Короче, эти два народа будто бы настолько различны, что обречены на вечную борьбу друг с другом; вдвоем им не дано ужиться на белом свете (Никитин 1996б: 228). Мало того, автор как бы утверждает, что самой судьбой иудеям предназначено нести тяжелую ответственность за преступления предков. Правда, тему богоубийства он, похоже, оставляет христианам. Для него же важно, что древние евреи силой захватили Палестину, жестоко уничтожив хананеев, и якобы именно за это они должны, в силу древнего пророчества, понести наказание от русов и быть полностью уничтожены (Никитин 1996б: 154–155, 160–161, 194, 301–302). Тем не менее автор мучительно ищет выхода из этого кровавого тупика и находит его в мудром решении о том, что оба народа должны смешаться и слиться в единый народ (Никитин 1996б: 405–411). Иными словами, со временем Никитин как будто бы смягчил свою позицию в отношении как евреев, так и христиан.
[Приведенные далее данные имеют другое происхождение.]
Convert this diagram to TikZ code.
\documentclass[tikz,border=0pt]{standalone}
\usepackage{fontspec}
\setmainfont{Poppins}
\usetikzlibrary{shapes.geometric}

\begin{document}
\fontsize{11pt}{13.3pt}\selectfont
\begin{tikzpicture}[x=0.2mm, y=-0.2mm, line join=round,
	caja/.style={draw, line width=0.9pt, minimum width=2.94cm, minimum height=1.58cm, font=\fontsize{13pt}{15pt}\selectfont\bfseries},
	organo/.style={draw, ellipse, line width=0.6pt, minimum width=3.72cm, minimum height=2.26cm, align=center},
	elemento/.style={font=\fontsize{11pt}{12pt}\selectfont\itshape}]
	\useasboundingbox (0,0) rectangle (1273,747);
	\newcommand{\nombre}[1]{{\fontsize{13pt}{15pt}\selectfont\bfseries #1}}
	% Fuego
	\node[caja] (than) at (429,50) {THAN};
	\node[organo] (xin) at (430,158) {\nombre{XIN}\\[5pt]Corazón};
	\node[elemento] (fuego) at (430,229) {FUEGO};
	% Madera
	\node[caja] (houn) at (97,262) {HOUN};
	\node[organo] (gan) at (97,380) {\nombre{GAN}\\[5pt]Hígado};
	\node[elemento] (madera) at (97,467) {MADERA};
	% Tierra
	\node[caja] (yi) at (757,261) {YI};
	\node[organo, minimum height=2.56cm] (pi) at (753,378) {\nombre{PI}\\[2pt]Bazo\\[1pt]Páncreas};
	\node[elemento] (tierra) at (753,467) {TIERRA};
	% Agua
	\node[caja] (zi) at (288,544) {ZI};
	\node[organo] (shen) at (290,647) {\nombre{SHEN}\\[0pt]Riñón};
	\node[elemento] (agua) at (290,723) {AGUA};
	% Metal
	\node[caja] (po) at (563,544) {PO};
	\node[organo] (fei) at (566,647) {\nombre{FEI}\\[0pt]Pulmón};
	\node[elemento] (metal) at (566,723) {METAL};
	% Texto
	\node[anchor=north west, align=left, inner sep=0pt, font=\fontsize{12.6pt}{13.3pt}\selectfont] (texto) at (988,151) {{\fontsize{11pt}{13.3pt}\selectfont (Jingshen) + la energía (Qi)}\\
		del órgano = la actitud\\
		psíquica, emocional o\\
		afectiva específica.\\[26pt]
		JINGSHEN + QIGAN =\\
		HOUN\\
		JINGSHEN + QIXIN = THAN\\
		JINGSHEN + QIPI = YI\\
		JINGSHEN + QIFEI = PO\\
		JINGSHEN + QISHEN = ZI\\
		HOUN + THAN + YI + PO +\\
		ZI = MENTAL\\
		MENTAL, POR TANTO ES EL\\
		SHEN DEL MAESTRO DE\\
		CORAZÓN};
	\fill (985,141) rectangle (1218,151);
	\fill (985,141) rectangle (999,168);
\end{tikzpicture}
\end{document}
Однако тяга к мифологизации древнейших периодов славяно-русской истории у него сохранилась, и он продолжает писать романы на эту захватывающую тему.
Вначале все подобного рода произведения оставались в рамках художественной или научно-фантастической литературы. Однако в середине 1990-х гг. наступил новый этап, когда их авторам захотелось завоевать более широкое признание. Тогда В. И. Щербаков добился публикации в издательстве «Просвещение» книги, предназначенной для старшеклассников, в которой он развивал все те же идеи о родстве русских с этрусками и фракийцами, об обитании скандинавов в Парфии, о славянах-венедах, якобы живших некогда от Индии до Западной Европы и давших местным народам письменность и государственность. Мало того, в книге в завуалированном виде присутствовала и отмеченная выше антисемитская версия о том, что будто бы «ваны-венеды» создали древнейшую государственность в «Ванаане (Ханаане)» (Щербаков 1995б: 80, 159). В настоящее время все эти идеи вошли уже в «золотой фонд» русской псевдонаучной историографии, и отдельные авторы ссылаются на них как на неопровержимую истину (см., напр.: Платов 1995б: 35, 81–85).
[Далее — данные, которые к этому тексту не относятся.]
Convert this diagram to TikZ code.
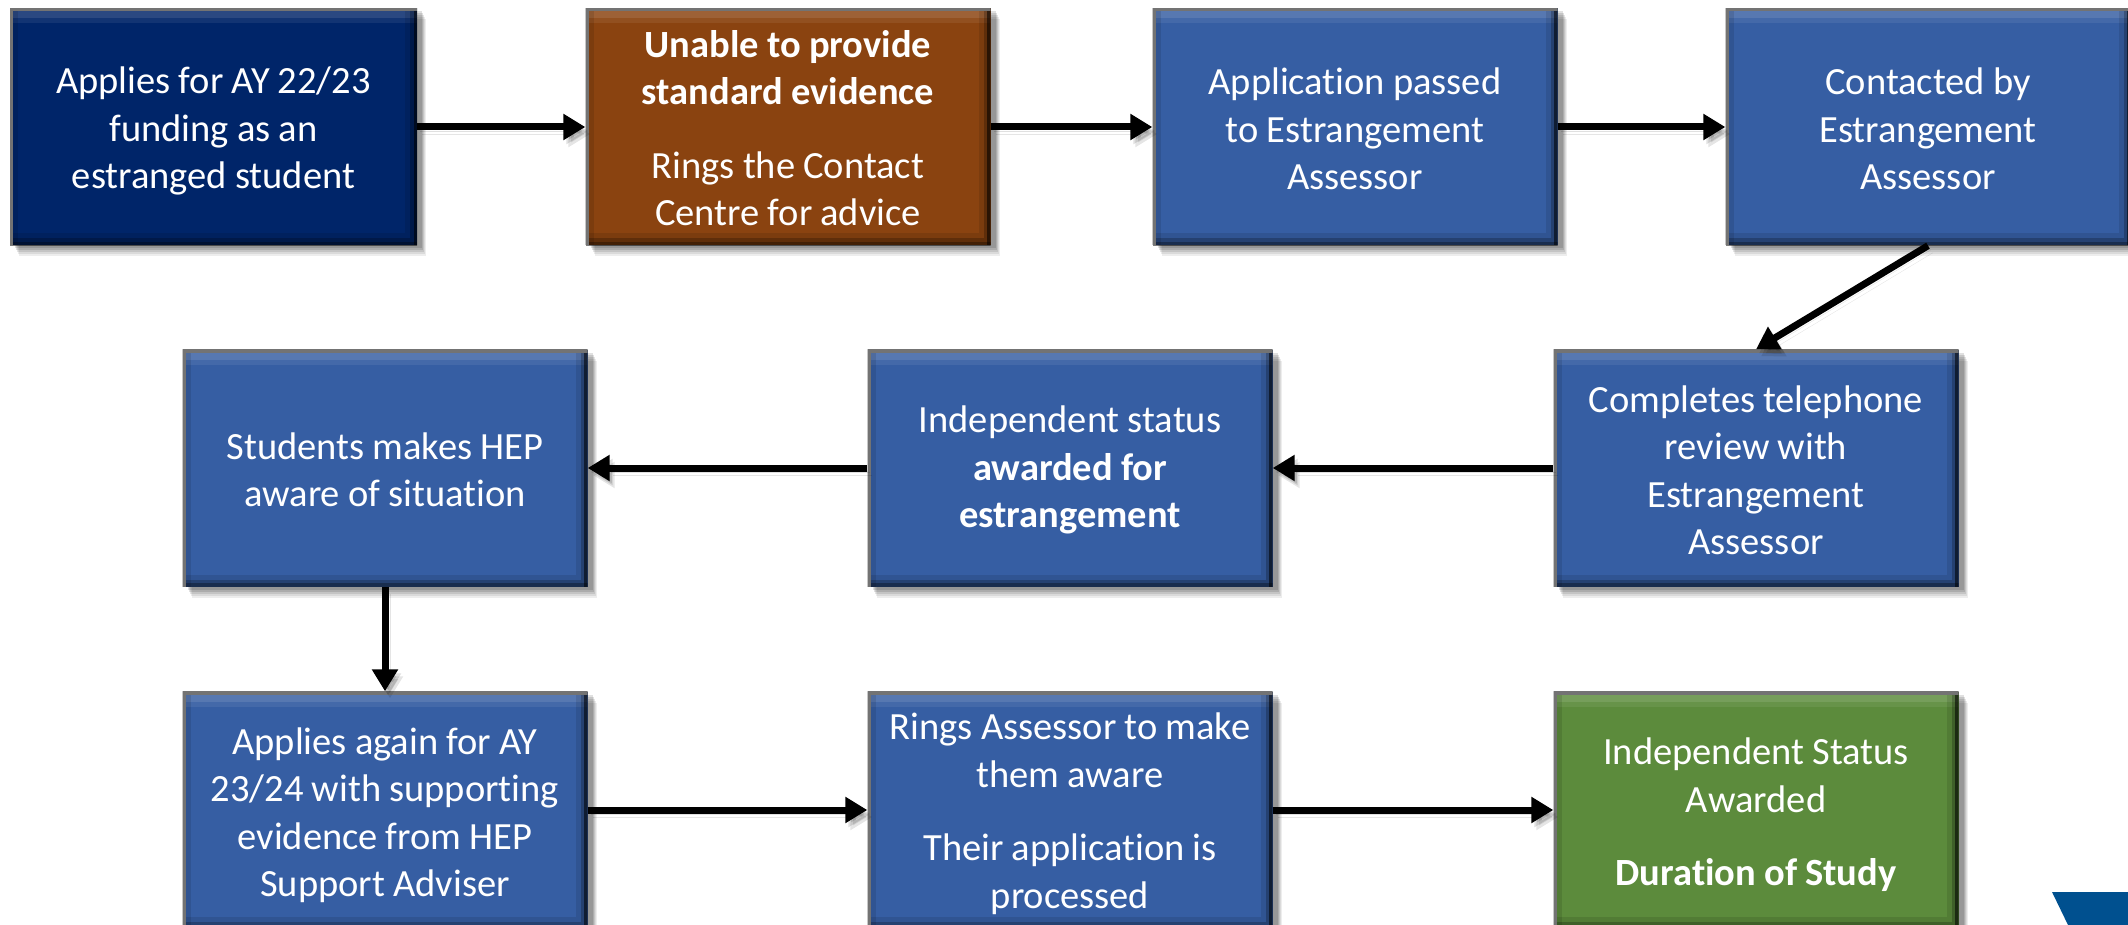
\documentclass[tikz,border=0pt]{standalone}
\usepackage{fontspec}
\setmainfont{Carlito}[Ligatures=NoCommon]
\usetikzlibrary{arrows.meta,calc}
\definecolor{navyb}{HTML}{002569}
\definecolor{brownb}{HTML}{8A4310}
\definecolor{blueb}{HTML}{365EA3}
\definecolor{greenb}{HTML}{5C8B3C}
\definecolor{logob}{HTML}{00508F}
\tikzset{
  softshadow/.style={
    preaction={fill=black,fill opacity=.07,transform canvas={shift={(9pt,-11pt)}}},
    preaction={fill=black,fill opacity=.08,transform canvas={shift={(8pt,-9pt)}}},
    preaction={fill=black,fill opacity=.10,transform canvas={shift={(7pt,-7pt)}}},
    preaction={fill=black,fill opacity=.12,transform canvas={shift={(6pt,-5pt)}}},
    preaction={fill=black,fill opacity=.12,transform canvas={shift={(5pt,-3pt)}}}},
  textdown/.style={execute at begin node={\spaceskip=.21em\relax\rule{0pt}{\dimexpr 27pt+#1\relax}}},
  bevelbox/.style={
    softshadow,
    rectangle, inner sep=0pt, text=white, align=center, text width=400pt,
    minimum width=405pt, minimum height=237pt,
    font=\fontsize{38.5}{47.5}\selectfont,
    path picture={
      \coordinate (nw) at (path picture bounding box.north west);
      \coordinate (ne) at (path picture bounding box.north east);
      \coordinate (sw) at (path picture bounding box.south west);
      \coordinate (se) at (path picture bounding box.south east);
      \draw[white,draw opacity=.07,line width=30pt] (nw) -- (ne);
      \draw[white,draw opacity=.10,line width=20pt] (nw) -- (ne);
      \draw[black,draw opacity=.10,line width=16pt] (sw) -- (nw);
      \draw[black,draw opacity=.10,line width=24pt] (ne) -- (se) -- (sw);
      \draw[black,draw opacity=.22,line width=14pt] (ne) -- (se) -- (sw);
      \draw[black,draw opacity=.55,line width=7pt] (ne) -- (se);
      \draw[black,draw opacity=.30,line width=7pt] (se) -- (sw);
      \draw[black!55,line width=6pt] (sw) -- (nw) -- (ne);
    }},
  flowarrow/.style={
    line width=7pt, black,
    -{Triangle[length=22pt,width=25pt]},
    preaction={draw=black,draw opacity=.12,fill opacity=.12,transform canvas={shift={(3pt,-4pt)}}},
    preaction={draw=black,draw opacity=.10,fill opacity=.10,transform canvas={shift={(5pt,-7pt)}}}}
}
\begin{document}
\begin{tikzpicture}[x=1pt,y=-1pt]
\useasboundingbox (0,0) rectangle (2128,925);
\clip (0,0) rectangle (2128,925);
\fill[logob] (2052,892) -- (2128,892) -- (2128,925) -- (2068,925) -- cycle;

\node[bevelbox,fill=navyb,minimum width=407pt,textdown=8pt] (a) at (213.5,127) {Applies for AY 22/23\\funding as an\\estranged student};
\node[bevelbox,fill=brownb,textdown=2pt] (b) at (788,127) {\textbf{Unable to provide}\\\textbf{standard evidence}\\[26pt]Rings the Contact\\Centre for advice};
\node[bevelbox,fill=blueb,textdown=4pt] (c) at (1355,127) {Application passed\\to Estrangement\\Assessor};
\node[bevelbox,fill=blueb,textdown=4pt] (d) at (1928,127) {Contacted by\\Estrangement\\Assessor};

\node[bevelbox,fill=blueb,textdown=4pt] (e) at (1756,468) {Completes telephone\\review with\\Estrangement\\Assessor};
\node[bevelbox,fill=blueb,textdown=4pt] (f) at (1070,468) {Independent status\\\textbf{awarded for}\\\textbf{estrangement}};
\node[bevelbox,fill=blueb,textdown=3pt] (g) at (385,468) {Students makes HEP\\aware of situation};

\node[bevelbox,fill=blueb,textdown=10pt] (h) at (385,810) {Applies again for AY\\23/24 with supporting\\evidence from HEP\\Support Adviser};
\node[bevelbox,fill=blueb,textdown=7pt] (i) at (1070,810) {Rings Assessor to make\\them aware\\[26pt]Their application is\\processed};
\node[bevelbox,fill=greenb,textdown=10pt] (j) at (1756,810) {Independent Status\\Awarded\\[26pt]\textbf{Duration of Study}};

\draw[flowarrow] (a.east) -- (b.west);
\draw[flowarrow] (b.east) -- (c.west);
\draw[flowarrow] (c.east) -- (d.west);
\draw[flowarrow] (d.south) -- (e.north);
\draw[flowarrow] (e.west) -- (f.east);
\draw[flowarrow] (f.west) -- (g.east);
\draw[flowarrow] (g.south) -- (h.north);
\draw[flowarrow] (h.east) -- (i.west);
\draw[flowarrow] (i.east) -- (j.west);
\end{tikzpicture}
\end{document}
Остается добавить, что с 1998 г. В. Щербаков являлся президентом Московского клуба тайн и, помимо этрусского происхождения славян, его излюбленным занятием продолжала оставаться пропаганда самых фантастических небылиц об Атлантиде вплоть до утверждения о существовании великой мировой цивилизации 40 тыс. лет назад (Щербаков 1996а), а также об НЛО, космических пришельцах, вставших из гроба мертвецах и т. д. (Щербаков 1996б). Между тем это не остановило издательство «Просвещение», и оно было готово тиражировать его фантазии в качестве добротного исторического материала для воспитания учащихся. Одновременно с вышеупомянутым учебным пособием Щербакова в этом издательстве вышла предназначенная для школьников книга по славянской мифологии, написанная Г. С. Беляковой 150 . В ней содержались те же самые идеи, что и в книге Щербакова (см.: Белякова 1995).
150
Филолог Г. С. Белякова, защитившая кандидатскую диссертацию по библиотечному делу, была директором общественного музея «Слова о полку Игореве», а также помощником председателя самодеятельного Русского физического общества и зам. главного редактора журнала «Русская мысль», выпускавшегося этим обществом.